Exercise
Could you retype the lines below, starting at the line holding "Give me the Chart.js source for this chart." and stopping at the line holding "0.6, 1.3, 1.5];", inclusive? Copy them exactly and drop the images.

[Records from a dataset]
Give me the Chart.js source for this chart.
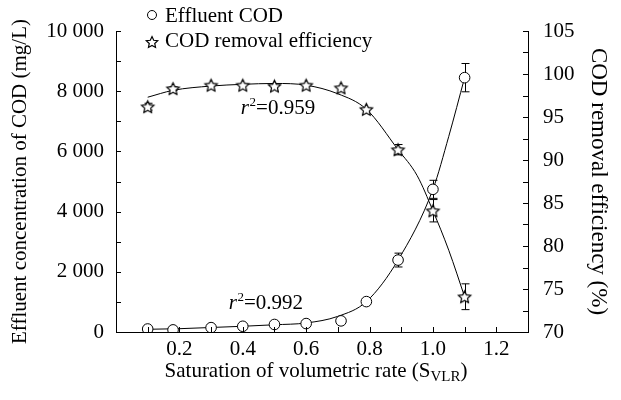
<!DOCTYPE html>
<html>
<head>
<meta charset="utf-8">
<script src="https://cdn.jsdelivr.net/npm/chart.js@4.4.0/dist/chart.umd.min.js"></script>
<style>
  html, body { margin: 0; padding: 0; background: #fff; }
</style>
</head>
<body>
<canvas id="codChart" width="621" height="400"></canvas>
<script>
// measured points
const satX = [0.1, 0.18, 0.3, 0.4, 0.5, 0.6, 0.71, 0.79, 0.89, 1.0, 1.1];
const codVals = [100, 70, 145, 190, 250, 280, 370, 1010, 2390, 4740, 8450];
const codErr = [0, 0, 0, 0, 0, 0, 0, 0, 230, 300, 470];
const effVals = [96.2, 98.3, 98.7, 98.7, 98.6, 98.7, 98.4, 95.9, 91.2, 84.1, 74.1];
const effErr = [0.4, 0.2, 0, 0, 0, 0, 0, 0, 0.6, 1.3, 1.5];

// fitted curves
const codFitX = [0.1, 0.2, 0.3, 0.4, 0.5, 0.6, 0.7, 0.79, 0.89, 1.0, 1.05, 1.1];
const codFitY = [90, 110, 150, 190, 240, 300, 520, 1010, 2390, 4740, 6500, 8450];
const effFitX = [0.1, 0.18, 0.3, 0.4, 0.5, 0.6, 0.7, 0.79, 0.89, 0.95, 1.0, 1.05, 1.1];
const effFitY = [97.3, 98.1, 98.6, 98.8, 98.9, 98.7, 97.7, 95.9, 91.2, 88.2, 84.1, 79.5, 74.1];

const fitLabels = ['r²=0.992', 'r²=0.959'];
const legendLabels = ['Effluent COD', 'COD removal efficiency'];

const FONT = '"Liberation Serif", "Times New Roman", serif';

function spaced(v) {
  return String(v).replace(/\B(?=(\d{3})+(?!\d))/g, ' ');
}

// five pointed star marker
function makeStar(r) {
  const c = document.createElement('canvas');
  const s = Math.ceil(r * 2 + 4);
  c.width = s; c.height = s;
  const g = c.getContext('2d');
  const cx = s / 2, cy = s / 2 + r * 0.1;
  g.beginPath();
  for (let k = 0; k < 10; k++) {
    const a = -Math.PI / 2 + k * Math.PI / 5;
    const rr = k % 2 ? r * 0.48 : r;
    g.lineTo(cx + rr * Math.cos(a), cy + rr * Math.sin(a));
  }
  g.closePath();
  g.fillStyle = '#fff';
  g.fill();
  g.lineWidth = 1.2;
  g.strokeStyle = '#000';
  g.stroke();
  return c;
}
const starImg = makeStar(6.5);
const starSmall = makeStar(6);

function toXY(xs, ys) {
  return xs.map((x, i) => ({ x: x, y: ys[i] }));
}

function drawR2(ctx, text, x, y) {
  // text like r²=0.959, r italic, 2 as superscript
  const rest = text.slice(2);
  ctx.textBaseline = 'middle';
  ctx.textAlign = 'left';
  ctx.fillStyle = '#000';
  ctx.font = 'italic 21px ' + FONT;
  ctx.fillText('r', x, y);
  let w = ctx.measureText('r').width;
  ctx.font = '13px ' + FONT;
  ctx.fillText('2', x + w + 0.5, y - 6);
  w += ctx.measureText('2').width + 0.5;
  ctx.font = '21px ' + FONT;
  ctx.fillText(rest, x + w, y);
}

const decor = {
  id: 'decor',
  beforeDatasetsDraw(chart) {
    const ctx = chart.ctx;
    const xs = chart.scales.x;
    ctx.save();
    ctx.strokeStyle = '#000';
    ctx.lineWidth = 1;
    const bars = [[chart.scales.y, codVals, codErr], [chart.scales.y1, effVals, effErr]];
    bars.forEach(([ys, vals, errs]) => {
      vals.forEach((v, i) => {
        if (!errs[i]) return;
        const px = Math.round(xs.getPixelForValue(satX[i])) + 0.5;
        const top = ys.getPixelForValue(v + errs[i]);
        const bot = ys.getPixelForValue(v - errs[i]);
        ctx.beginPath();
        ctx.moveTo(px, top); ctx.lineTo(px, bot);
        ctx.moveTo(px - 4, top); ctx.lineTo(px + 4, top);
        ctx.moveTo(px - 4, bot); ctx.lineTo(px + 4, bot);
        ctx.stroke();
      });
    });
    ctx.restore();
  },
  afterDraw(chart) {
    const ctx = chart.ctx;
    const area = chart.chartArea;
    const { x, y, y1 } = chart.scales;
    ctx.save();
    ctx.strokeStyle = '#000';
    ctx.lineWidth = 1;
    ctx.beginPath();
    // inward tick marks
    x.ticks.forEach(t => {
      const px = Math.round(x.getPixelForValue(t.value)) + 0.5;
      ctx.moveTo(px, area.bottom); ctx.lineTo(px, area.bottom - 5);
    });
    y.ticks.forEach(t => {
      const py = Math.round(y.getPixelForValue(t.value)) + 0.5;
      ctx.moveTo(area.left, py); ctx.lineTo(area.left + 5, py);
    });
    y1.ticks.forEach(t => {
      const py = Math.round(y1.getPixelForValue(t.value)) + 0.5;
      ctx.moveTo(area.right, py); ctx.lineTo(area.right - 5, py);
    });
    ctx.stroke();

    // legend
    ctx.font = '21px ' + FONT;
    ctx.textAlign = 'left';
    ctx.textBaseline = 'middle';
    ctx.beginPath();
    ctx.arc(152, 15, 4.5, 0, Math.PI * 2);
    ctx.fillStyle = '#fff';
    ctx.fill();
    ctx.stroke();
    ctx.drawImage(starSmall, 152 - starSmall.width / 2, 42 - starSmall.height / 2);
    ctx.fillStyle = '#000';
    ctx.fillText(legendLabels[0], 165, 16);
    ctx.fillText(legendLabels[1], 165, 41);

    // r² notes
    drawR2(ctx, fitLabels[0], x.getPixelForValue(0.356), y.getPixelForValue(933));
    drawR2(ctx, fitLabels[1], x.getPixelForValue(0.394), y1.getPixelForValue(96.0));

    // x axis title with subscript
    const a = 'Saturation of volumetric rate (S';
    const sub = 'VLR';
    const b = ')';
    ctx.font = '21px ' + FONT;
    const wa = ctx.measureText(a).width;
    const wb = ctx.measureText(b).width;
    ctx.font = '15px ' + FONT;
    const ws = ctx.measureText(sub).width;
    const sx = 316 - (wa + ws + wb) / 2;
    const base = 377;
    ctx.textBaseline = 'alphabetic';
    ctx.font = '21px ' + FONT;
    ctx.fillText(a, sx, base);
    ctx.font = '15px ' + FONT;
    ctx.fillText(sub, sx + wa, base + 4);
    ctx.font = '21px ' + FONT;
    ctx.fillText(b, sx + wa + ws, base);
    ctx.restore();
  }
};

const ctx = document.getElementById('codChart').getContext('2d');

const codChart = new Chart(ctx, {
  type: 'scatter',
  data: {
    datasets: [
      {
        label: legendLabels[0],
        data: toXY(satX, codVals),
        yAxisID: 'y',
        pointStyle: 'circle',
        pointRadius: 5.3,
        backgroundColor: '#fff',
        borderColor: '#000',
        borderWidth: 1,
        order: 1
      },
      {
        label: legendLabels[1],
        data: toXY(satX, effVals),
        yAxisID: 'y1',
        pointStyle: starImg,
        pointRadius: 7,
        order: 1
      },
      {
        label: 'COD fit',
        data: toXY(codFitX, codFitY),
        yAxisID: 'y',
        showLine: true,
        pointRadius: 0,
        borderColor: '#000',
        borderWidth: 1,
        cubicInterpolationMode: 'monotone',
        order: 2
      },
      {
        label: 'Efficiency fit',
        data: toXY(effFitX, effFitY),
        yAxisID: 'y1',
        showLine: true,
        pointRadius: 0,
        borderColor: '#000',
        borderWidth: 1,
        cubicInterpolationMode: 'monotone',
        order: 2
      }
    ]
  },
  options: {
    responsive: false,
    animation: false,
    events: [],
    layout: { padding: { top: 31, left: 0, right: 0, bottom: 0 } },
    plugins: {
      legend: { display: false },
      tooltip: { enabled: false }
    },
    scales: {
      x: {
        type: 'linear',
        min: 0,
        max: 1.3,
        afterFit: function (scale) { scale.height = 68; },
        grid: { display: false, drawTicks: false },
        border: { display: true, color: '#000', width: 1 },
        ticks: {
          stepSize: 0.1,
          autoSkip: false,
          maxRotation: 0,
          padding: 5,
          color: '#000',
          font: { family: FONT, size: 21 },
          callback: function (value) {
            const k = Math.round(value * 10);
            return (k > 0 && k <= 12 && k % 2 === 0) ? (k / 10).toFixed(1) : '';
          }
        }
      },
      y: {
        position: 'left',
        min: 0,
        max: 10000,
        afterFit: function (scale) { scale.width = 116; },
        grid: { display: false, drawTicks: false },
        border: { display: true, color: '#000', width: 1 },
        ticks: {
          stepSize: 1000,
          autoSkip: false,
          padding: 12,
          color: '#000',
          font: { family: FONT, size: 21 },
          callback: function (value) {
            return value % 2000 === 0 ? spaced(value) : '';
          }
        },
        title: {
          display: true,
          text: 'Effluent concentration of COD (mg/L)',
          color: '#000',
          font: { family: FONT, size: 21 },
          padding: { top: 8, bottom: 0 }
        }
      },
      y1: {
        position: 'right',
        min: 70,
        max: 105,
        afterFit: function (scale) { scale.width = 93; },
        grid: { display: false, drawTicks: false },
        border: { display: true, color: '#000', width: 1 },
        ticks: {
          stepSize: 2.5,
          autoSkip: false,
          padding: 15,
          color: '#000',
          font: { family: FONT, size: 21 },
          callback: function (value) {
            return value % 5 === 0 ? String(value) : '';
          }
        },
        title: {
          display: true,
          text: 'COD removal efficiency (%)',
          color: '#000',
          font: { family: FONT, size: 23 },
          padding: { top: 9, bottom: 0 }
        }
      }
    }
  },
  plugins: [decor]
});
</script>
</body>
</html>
==
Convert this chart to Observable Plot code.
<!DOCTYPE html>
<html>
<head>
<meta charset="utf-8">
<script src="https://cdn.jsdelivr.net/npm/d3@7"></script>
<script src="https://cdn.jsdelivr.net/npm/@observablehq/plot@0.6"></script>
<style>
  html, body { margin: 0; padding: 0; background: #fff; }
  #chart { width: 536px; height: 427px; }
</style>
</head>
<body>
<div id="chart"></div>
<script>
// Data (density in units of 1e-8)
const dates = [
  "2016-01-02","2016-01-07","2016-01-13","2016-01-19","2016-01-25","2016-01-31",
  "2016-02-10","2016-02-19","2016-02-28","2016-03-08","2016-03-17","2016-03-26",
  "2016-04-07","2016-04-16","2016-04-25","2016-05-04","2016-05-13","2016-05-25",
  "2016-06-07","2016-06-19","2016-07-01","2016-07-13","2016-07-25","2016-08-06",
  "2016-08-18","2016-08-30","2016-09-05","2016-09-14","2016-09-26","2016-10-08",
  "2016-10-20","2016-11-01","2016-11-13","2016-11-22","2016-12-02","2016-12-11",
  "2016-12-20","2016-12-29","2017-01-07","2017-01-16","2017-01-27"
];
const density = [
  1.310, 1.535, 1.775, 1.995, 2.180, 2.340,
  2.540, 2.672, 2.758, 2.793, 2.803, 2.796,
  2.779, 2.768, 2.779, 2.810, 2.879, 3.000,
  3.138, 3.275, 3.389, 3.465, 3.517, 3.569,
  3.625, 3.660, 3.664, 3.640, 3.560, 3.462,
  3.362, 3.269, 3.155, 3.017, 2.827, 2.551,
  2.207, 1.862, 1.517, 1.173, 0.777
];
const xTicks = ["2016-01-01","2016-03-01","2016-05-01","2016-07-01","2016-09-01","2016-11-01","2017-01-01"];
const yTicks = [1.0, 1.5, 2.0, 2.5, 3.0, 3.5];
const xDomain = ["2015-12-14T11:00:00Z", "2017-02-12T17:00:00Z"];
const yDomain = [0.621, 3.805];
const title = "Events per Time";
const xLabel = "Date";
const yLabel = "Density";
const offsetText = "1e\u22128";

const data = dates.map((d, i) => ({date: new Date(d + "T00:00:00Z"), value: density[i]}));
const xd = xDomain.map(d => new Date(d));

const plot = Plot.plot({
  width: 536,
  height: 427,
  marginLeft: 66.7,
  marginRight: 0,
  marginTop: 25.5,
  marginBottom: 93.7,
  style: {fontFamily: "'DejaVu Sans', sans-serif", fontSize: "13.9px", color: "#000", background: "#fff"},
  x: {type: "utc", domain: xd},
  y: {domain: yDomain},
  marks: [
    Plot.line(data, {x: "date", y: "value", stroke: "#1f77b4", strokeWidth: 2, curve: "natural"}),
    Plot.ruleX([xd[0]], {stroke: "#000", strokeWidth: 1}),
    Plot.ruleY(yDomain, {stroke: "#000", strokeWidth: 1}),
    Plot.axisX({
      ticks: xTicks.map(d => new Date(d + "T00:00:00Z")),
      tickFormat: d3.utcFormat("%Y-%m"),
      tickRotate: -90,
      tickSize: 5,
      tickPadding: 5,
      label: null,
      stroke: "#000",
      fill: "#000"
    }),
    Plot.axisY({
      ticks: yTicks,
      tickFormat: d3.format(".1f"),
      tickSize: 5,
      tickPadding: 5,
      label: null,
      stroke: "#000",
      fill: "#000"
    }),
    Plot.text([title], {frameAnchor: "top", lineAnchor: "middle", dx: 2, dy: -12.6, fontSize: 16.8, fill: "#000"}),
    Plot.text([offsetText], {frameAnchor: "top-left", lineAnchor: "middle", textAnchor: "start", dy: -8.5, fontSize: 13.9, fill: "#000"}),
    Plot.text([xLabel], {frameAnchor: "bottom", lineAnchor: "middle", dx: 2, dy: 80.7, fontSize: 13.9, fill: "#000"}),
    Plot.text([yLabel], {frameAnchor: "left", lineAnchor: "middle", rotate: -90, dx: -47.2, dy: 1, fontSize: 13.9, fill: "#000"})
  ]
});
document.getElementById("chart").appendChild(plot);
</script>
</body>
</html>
==
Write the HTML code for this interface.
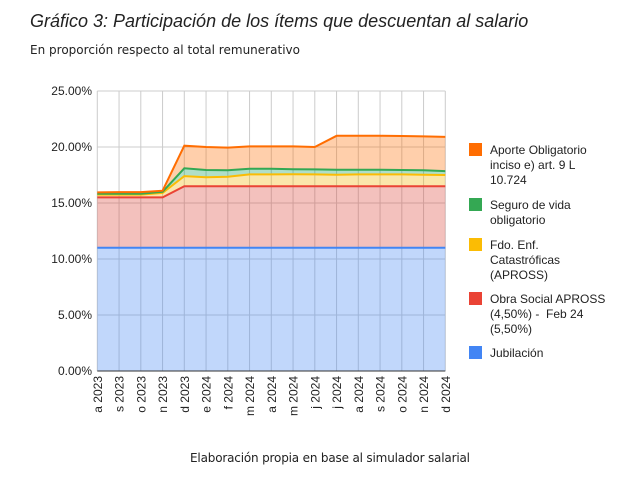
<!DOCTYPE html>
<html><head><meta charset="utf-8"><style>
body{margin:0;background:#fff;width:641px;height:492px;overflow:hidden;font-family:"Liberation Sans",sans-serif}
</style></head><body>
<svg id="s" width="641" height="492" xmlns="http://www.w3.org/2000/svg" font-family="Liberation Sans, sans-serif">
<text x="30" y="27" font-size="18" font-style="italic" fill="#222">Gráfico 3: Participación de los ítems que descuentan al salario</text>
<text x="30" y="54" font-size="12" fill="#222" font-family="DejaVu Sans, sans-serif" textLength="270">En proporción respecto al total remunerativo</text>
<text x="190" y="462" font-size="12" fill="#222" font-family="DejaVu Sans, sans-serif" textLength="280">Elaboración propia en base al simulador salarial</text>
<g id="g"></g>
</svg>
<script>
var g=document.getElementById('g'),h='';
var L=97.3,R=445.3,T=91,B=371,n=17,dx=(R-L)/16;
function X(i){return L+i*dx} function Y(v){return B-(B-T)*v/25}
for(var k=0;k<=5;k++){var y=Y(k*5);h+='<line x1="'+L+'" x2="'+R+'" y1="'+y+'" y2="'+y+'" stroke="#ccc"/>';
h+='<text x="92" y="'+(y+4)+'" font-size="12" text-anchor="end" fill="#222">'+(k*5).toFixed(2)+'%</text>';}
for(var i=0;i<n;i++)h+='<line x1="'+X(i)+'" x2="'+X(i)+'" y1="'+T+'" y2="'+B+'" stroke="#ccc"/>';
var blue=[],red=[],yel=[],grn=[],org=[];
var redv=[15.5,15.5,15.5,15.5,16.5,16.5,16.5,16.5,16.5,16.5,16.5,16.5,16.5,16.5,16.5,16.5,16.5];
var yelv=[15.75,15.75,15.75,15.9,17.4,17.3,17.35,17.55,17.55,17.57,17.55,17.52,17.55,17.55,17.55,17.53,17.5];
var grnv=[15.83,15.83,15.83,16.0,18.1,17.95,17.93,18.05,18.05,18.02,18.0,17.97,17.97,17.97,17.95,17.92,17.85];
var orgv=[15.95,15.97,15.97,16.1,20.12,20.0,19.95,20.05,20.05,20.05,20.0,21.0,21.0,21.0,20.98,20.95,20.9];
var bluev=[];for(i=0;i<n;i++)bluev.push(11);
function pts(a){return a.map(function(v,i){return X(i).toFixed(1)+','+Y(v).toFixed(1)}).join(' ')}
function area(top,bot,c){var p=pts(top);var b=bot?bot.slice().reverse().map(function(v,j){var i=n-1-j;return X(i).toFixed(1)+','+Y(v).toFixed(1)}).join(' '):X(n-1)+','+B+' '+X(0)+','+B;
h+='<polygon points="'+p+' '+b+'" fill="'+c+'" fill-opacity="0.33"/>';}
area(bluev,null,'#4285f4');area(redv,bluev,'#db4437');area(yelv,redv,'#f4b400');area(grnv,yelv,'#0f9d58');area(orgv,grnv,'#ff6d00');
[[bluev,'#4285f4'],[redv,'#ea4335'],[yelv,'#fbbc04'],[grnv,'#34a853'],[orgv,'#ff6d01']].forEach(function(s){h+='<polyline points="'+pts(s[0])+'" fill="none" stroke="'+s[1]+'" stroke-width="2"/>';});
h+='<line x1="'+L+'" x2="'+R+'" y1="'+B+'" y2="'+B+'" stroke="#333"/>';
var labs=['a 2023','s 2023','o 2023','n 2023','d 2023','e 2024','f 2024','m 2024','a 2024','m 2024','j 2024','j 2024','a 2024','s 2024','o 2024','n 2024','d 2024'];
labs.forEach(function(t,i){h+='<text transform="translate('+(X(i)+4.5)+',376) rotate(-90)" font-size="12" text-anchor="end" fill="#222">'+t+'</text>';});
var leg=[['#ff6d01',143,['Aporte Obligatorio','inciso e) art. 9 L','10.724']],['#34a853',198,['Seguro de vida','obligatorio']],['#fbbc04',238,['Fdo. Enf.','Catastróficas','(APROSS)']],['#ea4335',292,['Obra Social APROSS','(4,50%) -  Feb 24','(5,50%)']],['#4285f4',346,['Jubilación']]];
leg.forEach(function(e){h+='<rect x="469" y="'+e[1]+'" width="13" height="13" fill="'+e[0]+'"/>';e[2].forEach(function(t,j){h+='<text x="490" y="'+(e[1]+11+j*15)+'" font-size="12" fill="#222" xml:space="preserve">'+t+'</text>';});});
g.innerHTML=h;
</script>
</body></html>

Completed task
Give me the Chart.js source for this chart.
<!DOCTYPE html>
<html>
<head>
<meta charset="utf-8">
<script src="https://cdn.jsdelivr.net/npm/chart.js@4.4.0/dist/chart.umd.min.js"></script>
<style>
  html, body { margin: 0; padding: 0; background: #fff; }
</style>
</head>
<body>
<canvas id="codChart" width="621" height="400"></canvas>
<script>
// measured points
const satX = [0.1, 0.18, 0.3, 0.4, 0.5, 0.6, 0.71, 0.79, 0.89, 1.0, 1.1];
const codVals = [100, 70, 145, 190, 250, 280, 370, 1010, 2390, 4740, 8450];
const codErr = [0, 0, 0, 0, 0, 0, 0, 0, 230, 300, 470];
const effVals = [96.2, 98.3, 98.7, 98.7, 98.6, 98.7, 98.4, 95.9, 91.2, 84.1, 74.1];
const effErr = [0.4, 0.2, 0, 0, 0, 0, 0, 0, 0.6, 1.3, 1.5];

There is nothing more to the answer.